Ponce castigated what he said was a culture of “rent seeking” in the foreign aid contractor and nonprofit community, which can be top-heavy with significant resources consumed by the salaries of U.S. contractors, including relocation expenses.

He estimated that roughly half of an aid contract gets spent in Washington in a process that he termed “legal corruption.”

“Inefficiency, bureaucracy, rent-seeking and a bad system that is only made for consultants and contractors and nonprofits to retain the majority of the money of the taxpayer,” Ponce said. “It is dysfunctional. It doesn’t work and they [beneficiaries] don’t want to do anything about it.”

USAID has said it intends over the next four years to direct 25 percent of Central America aid to local development partners.
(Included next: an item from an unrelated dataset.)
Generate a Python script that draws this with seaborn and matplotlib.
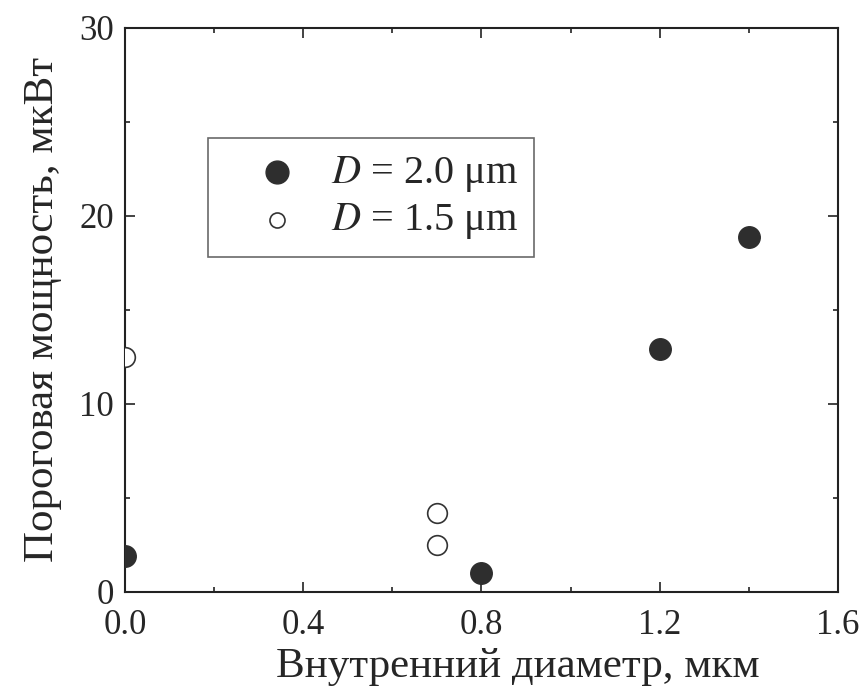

The fiscal 2023 omnibus designated $100 million for USAID to fund locally led development efforts in Central America.

But U.S. lawmakers are worried about legislative measures being considered by Northern Triangle governments that would restrict local civil society organizations’ ability to receive such foreign aid.

“We are concerned that legislation proposed or enacted in El Salvador, Guatemala, and Honduras will impact our efforts to promote community-led development and support a more democratic, prosperous region; this legislation should be considered an obstacle to our bilateral cooperation,” reads a late January letter to senior State Department and USAID officials by Democratic lawmakers including Torres, Rep. Joaquin Castro of Texas, and Sen. Edward J. Markey of Massachusetts.